The U.S. Attorney’s Office for Eastern Pennsylvania and the Securities and Exchange Commission simultaneously announced separate insider trader charges Monday against David Roda, 36, of Philadelphia. He was identified as a former Penn National software engineer who was serving last August as director of backend architecture for Penn Interactive, the subsidiary running Penn National’s online casino and sports betting operations.
U.S. Attorney Jennifer Arbittier Williams’ press release stated that Roda learned in early July that Penn National was considering an acquisition of Score Media, a Toronto-based company widely known in Canada for its sports content brand and increasingly active in iGaming through its theScore Bet operation. The $2 billion acquisition of Score Media by PNG was disclosed publicly on Aug. 5, with Score Media’s stock price increasing nearly 80% after the announcement.
The authorities said Roda knew he had a duty to keep his advance knowledge of the potential deal confidential and not to try to benefit from it, but he purchased 200 Score Media call option contracts for about $13,000 on July 22. When he learned in early August that the acquisition was imminent, he allegedly purchased 300 more call option contracts for an additional $7,000.
According to Williams’ press release, Roda netted some $560,000 when he closed out his call option contracts for approximately $580,000.
“Insider trading undermines faith in our financial markets and harms ordinary investors who play by the rules,” the U.S. attorney said. “As alleged, David Roda placed himself above the law by using information to which he had privileged access to cheat the market and other investors.”
Penn National: We cooperated fully
When asked for comment on the case Monday evening, Penn National spokesman Jeff Morris replied via email that Roda is no longer with the company, and issued the following statement:
“The company took this matter very seriously and cooperated fully with the government investigations that led to the charges announced today against this former employee. We maintain comprehensive policies and procedures and provide extensive training to help prevent trading on material nonpublic information. We are pleased that this matter has been promptly resolved.”

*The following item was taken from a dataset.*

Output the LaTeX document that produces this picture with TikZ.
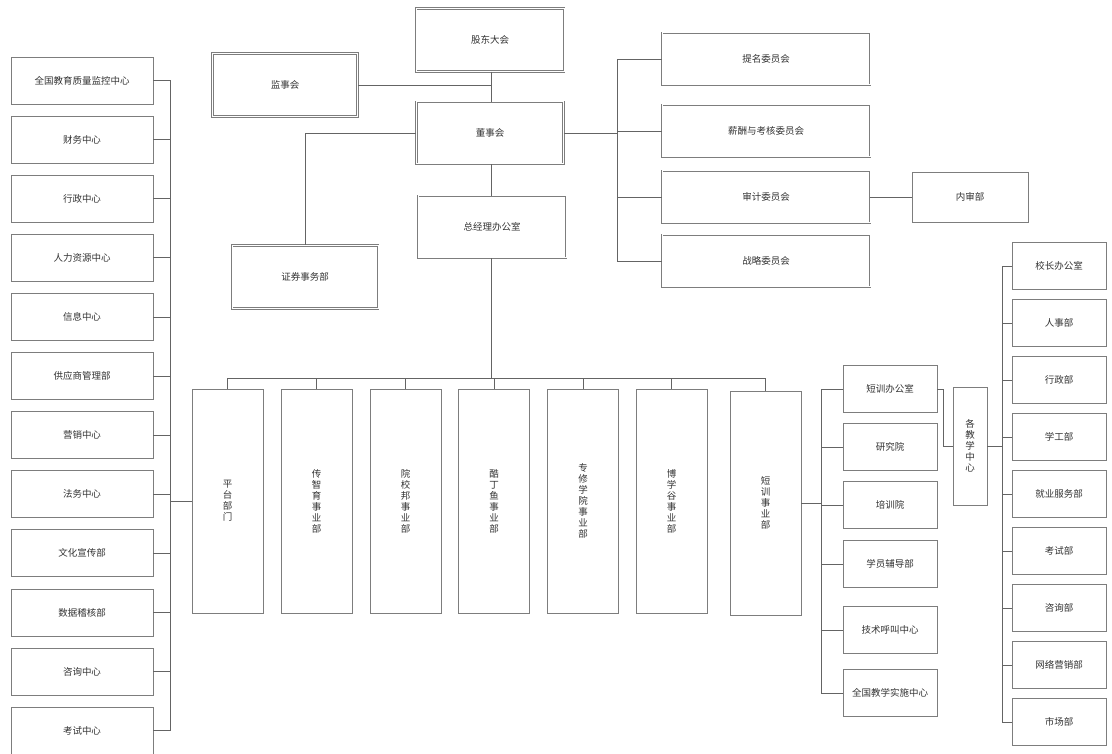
\documentclass[tikz,border=0pt]{standalone}
\usepackage{fontspec}
\setmainfont{Noto Sans CJK SC}
\definecolor{boxgray}{RGB}{125,125,125}
\definecolor{linkgray}{RGB}{100,100,100}
\definecolor{textgray}{RGB}{50,50,50}

\begin{document}
\begin{tikzpicture}[
    x=1pt, y=-1pt,
    font=\fontsize{9.5}{11}\selectfont,
    text=textgray,
    box/.style={
        rectangle,
        draw=boxgray,
        line width=0.8pt,
        align=center,
        inner sep=2pt
    },
    dbox/.style={
        box,
        double=white,
        double distance=1pt,
        line width=0.6pt
    },
    unitbox/.style={box, minimum width=71pt, minimum height=224pt},
    ctrbox/.style={box, minimum width=142pt, minimum height=47pt},
    subbox/.style={box, minimum width=94pt, minimum height=47pt},
    cmtbox/.style={dbox, minimum width=208pt, minimum height=52pt},
    link/.style={draw=linkgray, line width=0.7pt}
]
\useasboundingbox (0,0) rectangle (1112,754);

% Governance
\node[dbox, minimum width=148pt, minimum height=63pt] (shareholders) at (490,40) {股东大会};
\node[dbox, minimum width=145pt, minimum height=63pt] (supervisors) at (285,85) {监事会};
\node[dbox, minimum width=147pt, minimum height=62pt] (board) at (490,133) {董事会};
\node[dbox, minimum width=146pt, minimum height=63pt] (securities) at (305,277) {证券事务部};
\node[dbox, minimum width=148pt, minimum height=62pt] (gmoffice) at (492,227) {总经理办公室};

% Committees
\node[cmtbox] (nomination) at (766,59) {提名委员会};
\node[cmtbox] (salary) at (766,131) {薪酬与考核委员会};
\node[cmtbox] (audit) at (766,197) {审计委员会};
\node[cmtbox] (strategy) at (766,261) {战略委员会};
\node[box, minimum width=116pt, minimum height=50pt] (internal) at (970,197) {内审部};

% Platform centres
\node[ctrbox] (ctr1) at (82,80.5) {全国教育质量监控中心};
\node[ctrbox] (ctr2) at (82,139.6) {财务中心};
\node[ctrbox] (ctr3) at (82,198.7) {行政中心};
\node[ctrbox] (ctr4) at (82,257.8) {人力资源中心};
\node[ctrbox] (ctr5) at (82,316.9) {信息中心};
\node[ctrbox] (ctr6) at (82,376) {供应商管理部};
\node[ctrbox] (ctr7) at (82,435.1) {营销中心};
\node[ctrbox] (ctr8) at (82,494.2) {法务中心};
\node[ctrbox] (ctr9) at (82,553.3) {文化宣传部};
\node[ctrbox] (ctr10) at (82,612.4) {数据稽核部};
\node[ctrbox] (ctr11) at (82,671.5) {咨询中心};
\node[ctrbox] (ctr12) at (82,730.5) {考试中心};

% Business units
\node[unitbox] (bu1) at (227.5,501) {平\\台\\部\\门};
\node[unitbox] (bu2) at (316.5,501) {传\\智\\育\\事\\业\\部};
\node[unitbox] (bu3) at (405.5,501) {院\\校\\邦\\事\\业\\部};
\node[unitbox] (bu4) at (494,501) {酷\\丁\\鱼\\事\\业\\部};
\node[unitbox] (bu5) at (583,501) {专\\修\\学\\院\\事\\业\\部};
\node[unitbox] (bu6) at (671.5,501) {博\\学\\谷\\事\\业\\部};
\node[unitbox] (bu7) at (765.5,503) {短\\训\\事\\业\\部};

% Short-term training
\node[subbox] (tr1) at (890,389) {短训办公室};
\node[subbox] (tr2) at (890,447) {研究院};
\node[subbox] (tr3) at (890,505) {培训院};
\node[subbox] (tr4) at (890,564) {学员辅导部};
\node[subbox] (tr5) at (890,630) {技术呼叫中心};
\node[subbox] (tr6) at (890,693) {全国教学实施中心};
\node[box, minimum width=34pt, minimum height=118pt] (teach) at (970,446) {各\\教\\学\\中\\心};

% Campus departments
\node[subbox] (cp1) at (1059,266) {校长办公室};
\node[subbox] (cp2) at (1059,323) {人事部};
\node[subbox] (cp3) at (1059,380) {行政部};
\node[subbox] (cp4) at (1059,437) {学工部};
\node[subbox] (cp5) at (1059,494) {就业服务部};
\node[subbox] (cp6) at (1059,551) {考试部};
\node[subbox] (cp7) at (1059,608) {咨询部};
\node[subbox] (cp8) at (1059,665) {网络营销部};
\node[subbox] (cp9) at (1059,722) {市场部};

% Bus positions
\coordinate (gbus) at (491,0);
\coordinate (cbus) at (617,0);
\coordinate (bbus) at (0,378);
\coordinate (lbus) at (170,0);
\coordinate (tbus) at (821,0);
\coordinate (tjog) at (943,0);
\coordinate (cpbus) at (1002,0);

% Governance links
\draw[link] (shareholders.south -| gbus) -- (board.north -| gbus);
\draw[link] (supervisors.east) -- (supervisors.east -| gbus);
\draw[link] (board.west) -| (securities.north);
\draw[link] (board.south -| gbus) -- (gmoffice.north -| gbus);
\draw[link] (board.east) -- (board.east -| cbus);
\draw[link] (nomination.west) -- (nomination.west -| cbus) -- (strategy.west -| cbus) -- (strategy.west);
\draw[link] (salary.west) -- (salary.west -| cbus);
\draw[link] (audit.west) -- (audit.west -| cbus);
\draw[link] (audit.east) -- (internal.west);

% Business unit bus
\draw[link] (gmoffice.south -| gbus) -- (bbus -| gbus);
\draw[link] (bu1.north) -- (bu1.north |- bbus) -- (bu7.north |- bbus) -- (bu7.north);
\foreach \i in {2,...,6}
    \draw[link] (bu\i.north) -- (bu\i.north |- bbus);

% Platform centres
\draw[link] (ctr1.east) -- (ctr1.east -| lbus) -- (ctr12.east -| lbus) -- (ctr12.east);
\foreach \i in {2,...,11}
    \draw[link] (ctr\i.east) -- (ctr\i.east -| lbus);
\draw[link] (bu1.west) -- (bu1.west -| lbus);

% Short-term training
\draw[link] (tr1.west) -- (tr1.west -| tbus) -- (tr6.west -| tbus) -- (tr6.west);
\foreach \i in {2,...,5}
    \draw[link] (tr\i.west) -- (tr\i.west -| tbus);
\draw[link] (bu7.east) -- (bu7.east -| tbus);
\draw[link] (tr1.east) -- (tr1.east -| tjog) |- (teach.west);

% Campus departments
\draw[link] (cp1.west) -- (cp1.west -| cpbus) -- (cp9.west -| cpbus) -- (cp9.west);
\foreach \i in {2,...,8}
    \draw[link] (cp\i.west) -- (cp\i.west -| cpbus);
\draw[link] (teach.east) -- (teach.east -| cpbus);

\end{tikzpicture}
\end{document}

The SEC’s press release said Roda also passed along his advance knowledge to a longtime Philadelphia friend who additionally bought shares in Score Media and profited to a far lesser extent. Roda and the friend, Andrew Larkin, were both charged with violating antifraud provisions of the securities laws by the SEC, which handles civil enforcement actions.
The SEC said Roda has agreed to pay a civil penalty, disgorgement (meaning return of illegal gains), and other costs to be determined by a federal judge at a later date.
“As we allege in our complaint, Roda was entrusted by his employer with critical, market-moving information, and he betrayed that trust by using the information to trade and also tip his friend so they could both profit,” said Scott A. Thompson, co-acting regional director of the SEC’s Philadelphia office. “When employees like Roda misappropriate and trade on confidential information, it erodes market confidence.”